Recycling and low-carbon alternatives

Other material efficiency strategies to be considered include the recycling of building materials, less material by design in both cars and homes, and the use of alternative low-carbon materials (for example, sustainably sourced wood instead of reinforced concrete in homes).

“Climate mitigation efforts have traditionally focused on enhancing energy efficiency and accelerating the transition to renewables. While this is still key, this report shows that material efficiency can also deliver big gains,” Andersen, UNEP’s Executive Director, said.

The cuts revealed by the report are on top of emission savings generated by the decarbonization of electricity supply, the electrification of home energy use, and the shift towards electric and hybrid vehicles. If the world focuses on energy efficiency without boosting material efficiency, it will be almost impossible and substantially more expensive to meet the Paris climate targets, the report warns.

Cross-sector policies more effective

The report notes that the only way to make many of these kinds of emissions reductions is if countries themselves create enabling policy environments and incentives.

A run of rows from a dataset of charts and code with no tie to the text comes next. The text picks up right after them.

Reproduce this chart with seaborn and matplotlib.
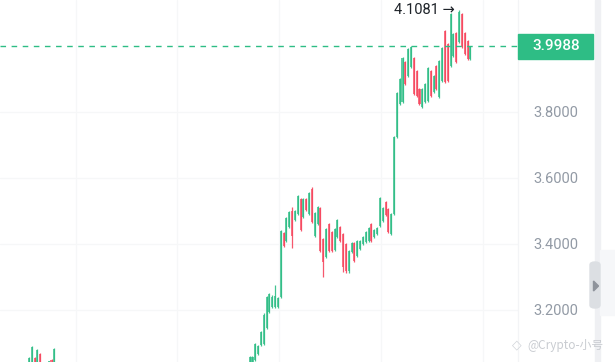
import pandas as pd
import matplotlib
matplotlib.use("Agg")
import matplotlib.pyplot as plt
from matplotlib.patches import Rectangle, FancyBboxPatch, Polygon
import seaborn as sns

# candle positions (one step per candle); candles hidden below the view are left out
idx = [-78, -77, -76, -75, -74, -71, -70, -69] + list(range(0, 79))

opens = [3.030, 3.030, 3.055, 3.035, 3.066, 3.030, 3.049, 3.030,
         3.035, 3.040, 3.048, 3.066, 3.094, 3.098, 3.146, 3.195, 3.210, 3.210,
         3.210, 3.238, 3.432, 3.410, 3.452, 3.500, 3.473, 3.492, 3.536, 3.482,
         3.536, 3.492, 3.568, 3.424, 3.461, 3.509, 3.415, 3.362, 3.460, 3.436,
         3.382, 3.421, 3.451, 3.430, 3.400, 3.318, 3.376, 3.403, 3.364, 3.385,
         3.400, 3.406, 3.409, 3.460, 3.421, 3.430, 3.455, 3.470, 3.527, 3.506,
         3.430, 3.491, 3.724, 3.824, 3.830, 3.951, 3.909, 3.936, 3.963, 3.924,
         3.870, 3.815, 3.830, 3.833, 3.924, 3.861, 3.939, 3.845, 3.894, 4.045,
         4.006, 3.939, 3.970, 4.039, 4.012, 4.097, 4.039, 4.015, 3.961]
highs = [3.058, 3.091, 3.058, 3.082, 3.070, 3.046, 3.052, 3.085,
         3.061, 3.062, 3.100, 3.094, 3.137, 3.191, 3.242, 3.252, 3.246, 3.276,
         3.239, 3.442, 3.436, 3.482, 3.500, 3.512, 3.503, 3.548, 3.539, 3.539,
         3.539, 3.558, 3.573, 3.497, 3.515, 3.512, 3.418, 3.448, 3.464, 3.439,
         3.448, 3.476, 3.455, 3.433, 3.403, 3.382, 3.406, 3.406, 3.412, 3.412,
         3.424, 3.439, 3.452, 3.464, 3.445, 3.452, 3.542, 3.512, 3.530, 3.509,
         3.494, 3.727, 3.861, 3.903, 3.967, 3.955, 3.994, 4.000, 3.967, 3.927,
         3.873, 3.873, 3.888, 3.936, 3.927, 3.912, 3.942, 3.958, 3.997, 4.048,
         4.009, 4.100, 4.039, 4.042, 4.1081, 4.100, 4.042, 4.018, 4.000]
lows = [3.020, 3.020, 3.020, 3.020, 3.020, 3.020, 3.020, 3.020,
        3.030, 3.030, 3.044, 3.063, 3.090, 3.094, 3.142, 3.191, 3.206, 3.206,
        3.206, 3.236, 3.391, 3.406, 3.448, 3.388, 3.470, 3.488, 3.439, 3.479,
        3.500, 3.488, 3.464, 3.421, 3.458, 3.376, 3.300, 3.358, 3.376, 3.376,
        3.379, 3.418, 3.406, 3.315, 3.312, 3.312, 3.373, 3.345, 3.361, 3.382,
        3.397, 3.403, 3.406, 3.406, 3.418, 3.427, 3.452, 3.467, 3.485, 3.433,
        3.427, 3.488, 3.721, 3.821, 3.827, 3.882, 3.906, 3.933, 3.852, 3.846,
        3.821, 3.812, 3.827, 3.830, 3.846, 3.858, 3.867, 3.842, 3.891, 3.888,
        3.891, 3.936, 3.967, 3.948, 4.009, 3.994, 3.973, 3.958, 3.958]
closes = [3.055, 3.088, 3.030, 3.079, 3.030, 3.044, 3.030, 3.082,
          3.058, 3.058, 3.097, 3.090, 3.133, 3.186, 3.238, 3.248, 3.240, 3.242,
          3.236, 3.438, 3.394, 3.478, 3.496, 3.424, 3.500, 3.545, 3.443, 3.536,
          3.503, 3.554, 3.467, 3.494, 3.512, 3.380, 3.345, 3.444, 3.380, 3.380,
          3.445, 3.473, 3.409, 3.330, 3.318, 3.378, 3.403, 3.349, 3.409, 3.409,
          3.421, 3.436, 3.448, 3.409, 3.442, 3.448, 3.538, 3.508, 3.488, 3.436,
          3.491, 3.724, 3.857, 3.900, 3.963, 3.885, 3.990, 3.996, 3.855, 3.849,
          3.824, 3.870, 3.885, 3.933, 3.849, 3.909, 3.870, 3.955, 3.994, 3.891,
          3.894, 4.097, 4.036, 3.952, 4.104, 3.997, 3.976, 3.961, 3.9988]

price_ticks = [3.2, 3.4, 3.6, 3.8]
last_price = 3.9988
peak_price = 4.1081
peak_idx = 74
watermark = "@Crypto-小号"

UP = "#2ebd85"
DOWN = "#f6465d"
LABEL = "#929aa5"

sns.set_theme(style="white")
plt.rcParams["font.family"] = ["Roboto", "DejaVu Sans"]

df = pd.DataFrame({"i": idx, "open": opens, "high": highs, "low": lows, "close": closes})
df["up"] = df["close"] >= df["open"]
df["color"] = df["up"].map({True: UP, False: DOWN})
df["body_lo"] = df[["open", "close"]].min(axis=1)
df["body_h"] = (df["open"] - df["close"]).abs()

W, H = 615, 362
fig = plt.figure(figsize=(W / 100, H / 100), dpi=100)
ax = fig.add_axes([0, 0, 518 / W, 1])
ax.set_xlim(-88.2, 94.8)
ax.set_ylim(3.0424, 4.1394)
for s in ax.spines.values():
    s.set_visible(False)

# faint grid
for p in price_ticks:
    ax.axhline(p, color="#f6f7f8", lw=0.9, zorder=0)
for gx in [-61.5, -25.5, 10.5, 46.5, 82.5]:
    ax.axvline(gx, color="#f6f7f8", lw=0.9, zorder=0)

# candles
ax.vlines(df["i"], df["low"], df["high"], colors=df["color"], lw=0.9, alpha=0.9, zorder=2)
ax.bar(df["i"], df["body_h"], bottom=df["body_lo"], width=0.72, color=df["color"],
       alpha=0.75, linewidth=0, zorder=3)

# last price dashed line
ax.axhline(last_price, color=UP, lw=1.0, ls=(0, (4, 4)), zorder=4)

# right price axis
ax.yaxis.tick_right()
ax.set_yticks(price_ticks)
ax.set_yticklabels([f"{p:.4f}" for p in price_ticks])
ax.tick_params(axis="y", length=0, pad=11, labelcolor=LABEL, labelsize=10.5)
for t in ax.get_yticklabels():
    t.set_horizontalalignment("left")
ax.set_xticks([])

# separator between plot and price axis
fig.add_artist(plt.Line2D([518 / W, 518 / W], [0, 1], color="#f3f4f6", lw=0.9))

# last price badge
y_last = ax.transData.transform((0, last_price))[1] / H
fig.add_artist(Rectangle((518 / W, y_last - 12.5 / H), 75 / W, 25 / H,
                         transform=fig.transFigure, color=UP, zorder=5))
fig.text(532 / W, y_last, f"{last_price:.4f}", color="white", fontsize=11,
         fontweight="medium", va="center", ha="left", zorder=6)

# peak annotation
ax.text(peak_idx - 1.6, peak_price, f"{peak_price:.4f} →", color="#1e2329",
        fontsize=10.5, ha="right", va="center", zorder=6)

# right-hand side strip and scroll handle
fig.add_artist(Rectangle((595 / W, 0), 5 / W, 1, transform=fig.transFigure,
                         color="#eff0f3", zorder=1))
fig.add_artist(Rectangle((600 / W, 1 - 315 / H), 15 / W, 65 / H, transform=fig.transFigure,
                         color="#f6f7f9", zorder=1))
fig.add_artist(FancyBboxPatch((590 / W, 1 - 308 / H), 10 / W, 46 / H,
                              boxstyle="round,pad=0,rounding_size=0.008",
                              transform=fig.transFigure, color="#dcdfe3", zorder=2))
fig.add_artist(Polygon([(593.5 / W, 1 - 281 / H), (593.5 / W, 1 - 291 / H), (598.5 / W, 1 - 286 / H)],
                       closed=True, transform=fig.transFigure, color="#8e939b", zorder=3))

# watermark
fig.text(517 / W, 1 - 345 / H, "◇", color="#d0d3d8", fontsize=9, ha="center", va="center",
         family=["DejaVu Sans"])
fig.text(527 / W, 1 - 345 / H, watermark, color="#c9ccd1", fontsize=8.5, ha="left", va="center",
         family=["Noto Sans CJK SC", "DejaVu Sans"])

fig.savefig("out.png", dpi=100)
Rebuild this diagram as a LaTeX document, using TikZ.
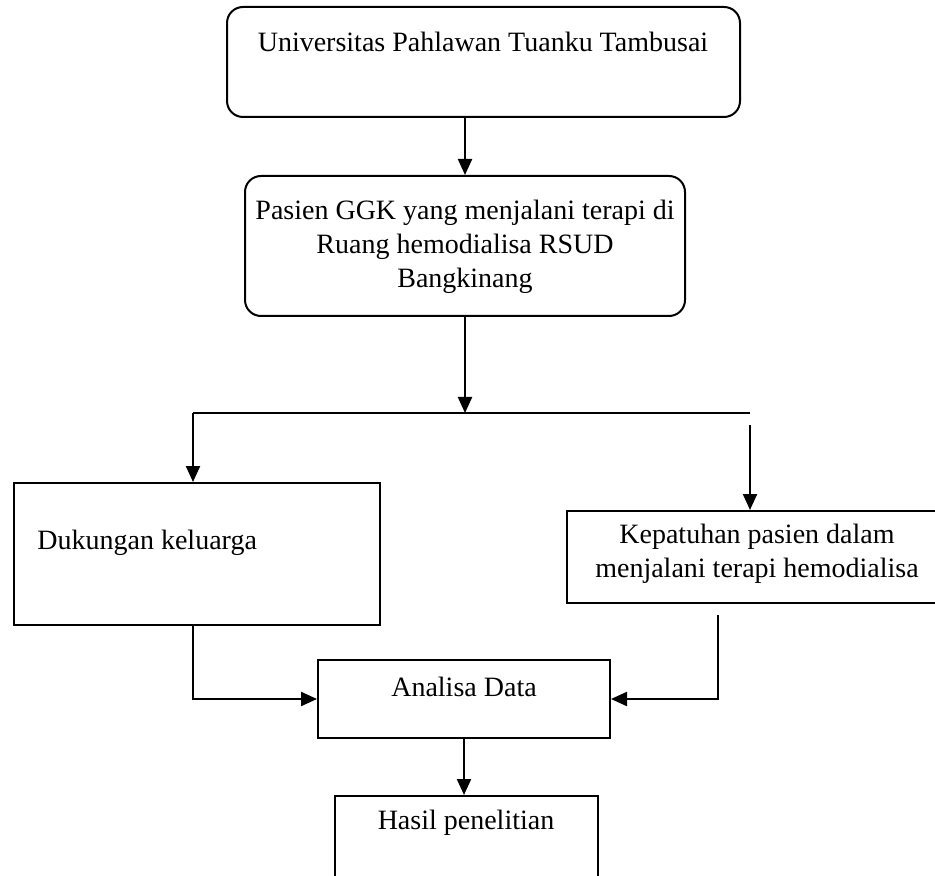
\documentclass[tikz,border=0pt]{standalone}
\usepackage{fontspec}
\setmainfont{Liberation Serif}
\usetikzlibrary{arrows.meta}
\begin{document}
\begin{tikzpicture}[x=0.5pt,y=-0.5pt,
  box/.style={draw,line width=1pt,minimum width=#1,inner sep=0pt},
  rbox/.style={box=#1,rounded corners=8pt},
  txt/.style={inner sep=0pt,font=\fontsize{14}{17}\selectfont,align=center},
  arr/.style={line width=1.1pt,-{Triangle[length=8pt,width=7pt]}},
  ln/.style={line width=1.1pt}]
\useasboundingbox (0,0) rectangle (935,876);
\clip (0,0) rectangle (935,876);
% boxes
\node[rbox=256.5pt,minimum height=55pt] (top) at (483.5,62) {};
\node[rbox=220pt,minimum height=70pt] (pas) at (465,246) {};
\node[box=183pt,minimum height=71pt] (duk) at (197,554) {};
\node[box=189pt,minimum height=46pt] (kep) at (756,557) {};
\node[box=146pt,minimum height=39pt] (ana) at (464,699) {};
\node[box=131.5pt,minimum height=47pt] (has) at (466.5,843) {};
% texts
\node[txt] (ttop) at (483,42) {Universitas Pahlawan Tuanku Tambusai};
\node[txt] (tpas) at (465,247) {Pasien GGK yang menjalani terapi di\\Ruang hemodialisa RSUD\\Bangkinang};
\node[txt,anchor=west] (tduk) at (37,543) {Dukungan keluarga};
\node[txt] (tkep) at (757,554) {Kepatuhan pasien dalam\\menjalani terapi hemodialisa};
\node[txt] (tana) at (464,687) {Analisa Data};
\node[txt] (thas) at (466,823) {Hasil penelitian};
% connectors
\coordinate (hl) at (193,413);
\coordinate (hm) at (465,413);
\coordinate (hr) at (750,413);
\coordinate (rt) at (750,425);
\coordinate (lb) at (193,625);
\coordinate (rb) at (718,615);
\draw[arr] (pas.north |- top.south) -- (pas.north);
\draw[arr] (pas.south) -- (hm);
\draw[ln] (hl) -- (hr);
\draw[arr] (hl) -- (hl |- duk.north);
\draw[arr] (rt) -- (rt |- kep.north);
\draw[arr] (lb) |- (ana.west);
\draw[arr] (rb) |- (ana.east);
\draw[arr] (ana.south) -- (ana.south |- has.north);
\end{tikzpicture}
\end{document}
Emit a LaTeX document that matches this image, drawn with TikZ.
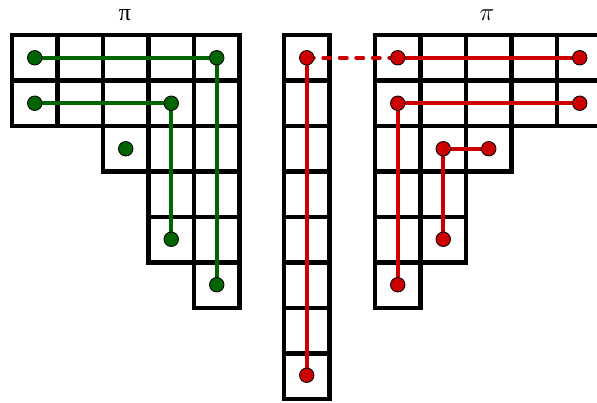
\documentclass[tikz,border=0pt]{standalone}
\usepackage{fontspec}
\newfontfamily\grkfont{Liberation Serif}
\definecolor{dgreen}{RGB}{0,100,0}
\definecolor{dred}{RGB}{204,0,0}
\begin{document}
\begin{tikzpicture}[x=1pt,y=-1pt,
  cellbox/.style={draw=black,line width=4.6pt},
  gdot/.style={circle,fill=dgreen,draw=black,line width=0.8pt,inner sep=0pt,minimum size=14.5pt},
  rdot/.style={circle,fill=dred,draw=black,line width=0.8pt,inner sep=0pt,minimum size=14.5pt},
  gline/.style={draw=dgreen,line width=4pt,line join=round},
  rline/.style={draw=dred,line width=4pt,line join=round},
  lbl/.style={font=\fontsize{24}{24}\selectfont,inner sep=0pt,anchor=base}
]
\useasboundingbox (0,0) rectangle (597,402);
\clip (0,0) rectangle (597,402);
% left grid
\foreach \r/\cols in {0/{0,1,2,3,4},1/{0,1,2,3,4},2/{2,3,4},3/{3,4},4/{3,4},5/{4}}
  \foreach \k in \cols
    \draw[cellbox] ({12+\k*45.5},{35+\r*45.5}) rectangle ++(45.5,45.5);
% middle column
\foreach \r in {0,...,7}
  \draw[cellbox] (284,{35+\r*45.5}) rectangle ++(45.5,45.5);
% right grid
\foreach \r/\cols in {0/{0,1,2,3,4},1/{0,1,2,3,4},2/{0,1,2},3/{0,1},4/{0,1},5/{0}}
  \foreach \k in \cols
    \draw[cellbox] ({375+\k*45.5},{35+\r*45.5}) rectangle ++(45.5,45.5);
% labels
\node[lbl,font=\fontsize{24}{24}\selectfont\grkfont] (lp) at (125,20.5) {π};
\node[lbl] (rp) at (487,20.5) {$\pi$};
% dots (left)
\coordinate (a0) at (34.75,57.75);
\coordinate (a1) at (216.75,57.75);
\coordinate (a2) at (216.75,284.75);
\coordinate (b0) at (34.75,103.25);
\coordinate (b1) at (171.25,103.25);
\coordinate (b2) at (171.25,239.25);
\coordinate (s0) at (125.75,148.75);
% middle
\coordinate (m0) at (306.75,57.75);
\coordinate (m1) at (306.75,375.25);
% right
\coordinate (r0) at (397.75,57.75);
\coordinate (r1) at (579.75,57.75);
\coordinate (q0) at (579.75,103.25);
\coordinate (q1) at (397.75,103.25);
\coordinate (q2) at (397.75,284.75);
\coordinate (p0) at (488.75,148.75);
\coordinate (p1) at (443.25,148.75);
\coordinate (p2) at (443.25,239.25);
% lines
\draw[gline] (a0) -- (a1) -- (a2);
\draw[gline] (b0) -- (b1) -- (b2);
\draw[rline] (m0) -- (m1);
\draw[rline,line cap=round,dash pattern=on 7pt off 9.5pt] (m0) -- (r0);
\draw[rline] (r0) -- (r1);
\draw[rline] (q0) -- (q1) -- (q2);
\draw[rline] (p0) -- (p1) -- (p2);
% dot nodes
\foreach \n in {a0,a1,a2,b0,b1,b2,s0}
  \node[gdot] (d\n) at (\n) {};
\foreach \n in {m0,m1,r0,r1,q0,q1,q2,p0,p1,p2}
  \node[rdot] (d\n) at (\n) {};
\end{tikzpicture}
\end{document}
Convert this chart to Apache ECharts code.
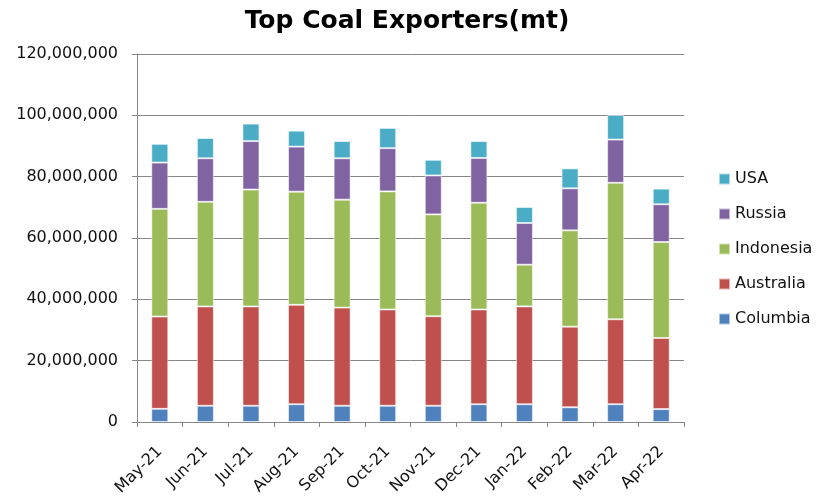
<!DOCTYPE html>
<html>
<head>
<meta charset="utf-8">
<script src="https://cdn.jsdelivr.net/npm/echarts@6/dist/echarts.min.js"></script>
<style>html,body{margin:0;padding:0;background:#fff}#c{width:819px;height:496px}</style>
</head>
<body>
<div id="c"></div>
<script>
var categories = ['May-21','Jun-21','Jul-21','Aug-21','Sep-21','Oct-21','Nov-21','Dec-21','Jan-22','Feb-22','Mar-22','Apr-22'];
var columbia  = [4300000,5300000,5300000,5800000,5300000,5300000,5300000,5800000,5800000,4800000,5800000,4200000];
var australia = [30100000,32400000,32400000,32400000,32000000,31400000,29200000,30900000,31900000,26300000,27700000,23200000];
var indonesia = [35100000,34100000,38100000,36900000,35200000,38500000,33200000,34800000,13600000,31400000,44500000,31300000];
var russia    = [15100000,14200000,15800000,14700000,13500000,14100000,12700000,14600000,13600000,13700000,14100000,12300000];
var usa       = [6100000,6600000,5700000,5200000,5600000,6600000,5100000,5500000,5200000,6500000,8000000,5100000];
var legendOrder = ['USA','Russia','Indonesia','Australia','Columbia'];

var font = 'DejaVu Sans';
function ser(name, data, color) {
  return {
    name: name, type: 'bar', stack: 'total', data: data,
    barWidth: 17,
    itemStyle: { color: color, borderColor: 'rgba(255,255,255,0.55)', borderWidth: 1 }
  };
}
var chart = echarts.init(document.getElementById('c'), null, { renderer: 'canvas' });
chart.setOption({
  animation: false,
  title: {
    text: 'Top Coal Exporters(mt)', left: 402, top: 4, textAlign: 'center',
    textStyle: { fontFamily: font, fontWeight: 'bold', fontSize: 25, color: '#000' }
  },
  legend: {
    data: legendOrder, orient: 'vertical', left: 718, top: 171, padding: 0,
    itemWidth: 11, itemHeight: 11, itemGap: 19, icon: 'rect',
    textStyle: { fontFamily: font, fontSize: 16, color: '#111' }
  },
  grid: { left: 137, right: 135, top: 54, bottom: 74, containLabel: false, outerBoundsMode: 'none' },
  xAxis: {
    type: 'category', data: categories, boundaryGap: true,
    axisLine: { lineStyle: { color: '#868686', width: 1 } },
    axisTick: { show: true, length: 5, alignWithLabel: false, lineStyle: { color: '#868686' } },
    axisLabel: { rotate: 45, fontFamily: font, fontSize: 16, color: '#111', margin: 27, interval: 0 }
  },
  yAxis: {
    type: 'value', min: 0, max: 120000000, interval: 20000000,
    axisLine: { show: true, lineStyle: { color: '#868686', width: 1 } },
    axisTick: { show: true, length: 5, lineStyle: { color: '#868686' } },
    splitLine: { show: true, lineStyle: { color: '#868686', width: 1 } },
    axisLabel: {
      fontFamily: font, fontSize: 16, color: '#111', margin: 19,
      formatter: function (v) { return v.toLocaleString('en-US'); }
    }
  },
  series: [
    ser('Columbia', columbia, '#4F81BD'),
    ser('Australia', australia, '#C0504D'),
    ser('Indonesia', indonesia, '#9BBB59'),
    ser('Russia', russia, '#8064A2'),
    ser('USA', usa, '#4BACC6')
  ]
});
</script>
</body>
</html>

The strongest effect comes from policies that apply across sectors, such as building certification, green public procurement, virgin material taxes, and removal of virgin material subsidies.

The IRP report urges policymakers to consider resource efficiency and materials in the next generation of their Nationally Determined Contributions (NDCs), broadening the scope of targets and increasing the magnitude of the intended mitigation ambition.

Some countries have started doing this, as described in the Resource Efficiency and Climate report. For example, China’s NDC specifically mentions a commitment to the efficient use of materials. It includes measures aimed at improving the efficiency and lifespan of existing and new buildings and promoting recycled construction materials.

Japan’s NDC includes a commitment to use blended cement, while India’s NDC refers to recycling, “enhanced resources efficiency and pollution control” (in addition to energy efficiency) and the general need to “use natural resources wisely.”

“There will be no progress until policy makers turn their attention to this issue,” says Hertwich.

“Unfortunately, many countries have policies in place that inadvertently increase the use of materials, such as through tax breaks for home ownership. Such policies favour the wealthy and increase material use, so revising them creates a win-win situation.”


IRP (2020). Resource Efficiency and Climate Change: Material Efficiency Strategies for a Low-Carbon Future. Hertwich, E., Lifset, R., Pauliuk, S., Heeren, N. A report of the International Resource Panel. United Nations Environment Programme, Nairobi, Kenya.